Elderly, with a robust appearance, Cardinal Domenico Ginnasi faces to the right with a stern, questioning gaze, his mouth open asymmetrically, as if he were whispering. The hairs of his beard are depicted in well-defined curls on his chin, while they are lighter on his cheeks, where they seem to show through the skin. Bare-headed, the cardinal wears a mozzetta, unbuttoned at the top, moved by wide folds that define the position of the arms and ending in a pronounced curve at the bottom.
The work, dated around 1630, was found in the early 20th century in the convent of Santa Maria della Vittoria. Attributed in the past to Gian Lorenzo Bernini and Alessandro Algardi, it is now instead considered to be the work of Giuliano Finelli.
Donation by Direzione Generale Fondo Culto, 1911.
With a stern gaze and slightly open mouth as if he were whispering or praying, Cardinal Domenico Ginnasi is portrayed bare-headed, wearing a loose mozzetta with folds ending in a pronounced curve at the bottom. The face is well detailed in the beard, which has well-defined curls thanks to a skilful use of the drill, and in the facial features, with well-highlighted wrinkles that make its expressiveness vivid.
An influential and cultivated prelate of Bolognese origin, who in two conclaves - in 1605 and 1623 - came to be indicated as a possible pope, Domenico Ginnasi also distinguished himself for his artistic patronage and charitable initiatives. In Rome, in one wing of his palace on Via delle Botteghe Oscure, he had a church built, dedicated to St. Lucy or Santa Lucia, and in another wing, in 1635, he founded the Corpus Domini women’s monastery adhering to the Carmelite rule (Brunelli 2001, p. 23-26). This bust probably comes from the monastery of the “Ginnasie”. In 1757, it followed the nuns to their new location adjacent to the church of Santissimi Pietro e Marcellino and was finally donated by them to the church of Santa Maria della Vittoria, when the small community was finally moved to Fano.
The bust was found in 1911 by Giulio Cantalamessa, director of the Galleria Borghese, in the Carmelite convent of Santa Maria della Vittoria and was identified by him as Cardinal Domenico Ginnasi. This was confirmed by a comparison with the portrait that Giuliano Finelli painted for the cardinal’s tomb in the church of Santa Lucia alle Botteghe Oscure.

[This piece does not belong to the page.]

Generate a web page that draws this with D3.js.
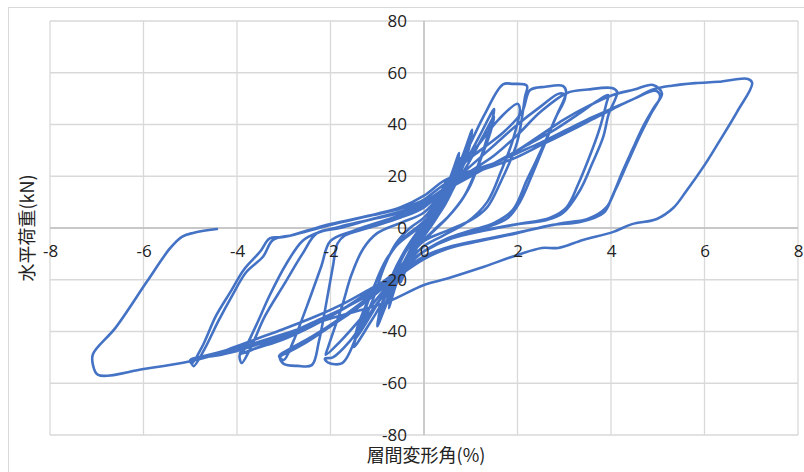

This is a work of considerable quality whose attribution has been made particularly complex by the lack of documentary or printed sources, also due to the fact that it was kept for centuries by cloistered nuns. Cantalamessa considered it to be the work of Gian Lorenzo Bernini executed in 1620, and rejected the hypothesis that it could have been executed by Finelli in light of the comparison with the portrait painted by the Tuscan sculptor for the cardinal’s tomb (1911, pp. 81-88).
In 1916, Muñoz maintained the attribution to Bernini, but placed its execution around 1630 because of the wavy line in the lower part. This would bring it in line with the most famous portraits produced by the sculptor in those years (p. 106); the same scholar, on the basis of a comparison with a bust by an unknown artist in the Victoria and Albert Museum in London, later attributed it to Alessandro Algardi (1923, p. 694). The bust was exhibited in 1930 at the 17th century Rome exhibition with the attribution to Giuliano Finelli (Mostra, p. 15, no. 48). De Rinaldis (1935, p. 34) and Della Pergola (1951, p. 51 ff.) still agree on the attribution to the Bolognese master. In 1960, Nava Cellini brought the work back into Finelli’s catalogue, highlighting the insistent and incised style typical of the Carrara artist (p. 15), an attribution that was confirmed by Montagu in 1999, providing evidence of the tendency to sculpt the hair in rather coarse blocks, and the meticulously executed curls of the beard made with extensive and skilful use of the drill (p. 65).